Trigger points, small knots in the muscles, are very common around the shoulder and can refer pain and tenderness into the muscles or joints. The referred pain cam mimic other shoulder problems like tendinitis and frozen shoulder.
Sprains and dislocations typically result from falls. It's natural to reach your arm out to catch yourself when falling, but the impact can strain or tear the shoulder ligaments. If the impact is severe enough, the humerus may be knocked right out of the socket and the shoulder becomes dislocated. OUCH!
With severe trauma, the bones may actually fracture or break. The collarbone is most likely to break, although the humerus can sometimes break as well. When this happens, the arm needs to be immobilized. Fractures can take up to three months to heal.
Whenever you have a shoulder problem, you tend to limit your movement to minimize the pain. This can lead to a frozen shoulder. Your shoulder becomes stiff and you quickly lose mobility. It can soon become extremely painful to lift your arm. If you develop a frozen shoulder, it will take a long time and lots of therapy to regain your normal movement. Sometimes surgery is the only option. The best medicine in this case is prevention. As soon as you develop any pain or discomfort in your shoulder, see your massage therapist immediately for assessment and treatment. Don't risk getting this serious and debilitating shoulder condition.
A QUICK ANATOMY LESSON
The shoulder is made up of three bones. The humerus is the big bone in your upper arm. The clavicle (collar bone) attaches to your rib cage at one end and helps keep your shoulders out to the side of your body. The scapula (shoulder blade) is the third bone. Part of the scapula, the acromion, juts out and forms a roof over the top of the joint. Another part of the scapula forms a socket into which the round head of the humerus fits.
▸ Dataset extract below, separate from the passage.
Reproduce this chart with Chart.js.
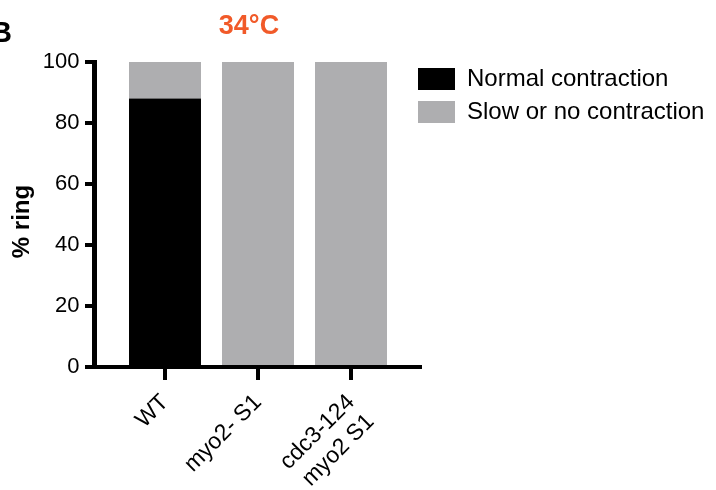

The upper arm is held in its socket by loose ligaments and four small rotator cuff muscles that cover the joint like a sleeve. Other back, chest, and upper arm muscles help support and move the shoulder.
There is also a fluid-filled sac in the shoulder called a bursa. This bursa is like a cushion that helps prevent the tendons from rubbing against the bones. The shoulder design is a true masterpiece!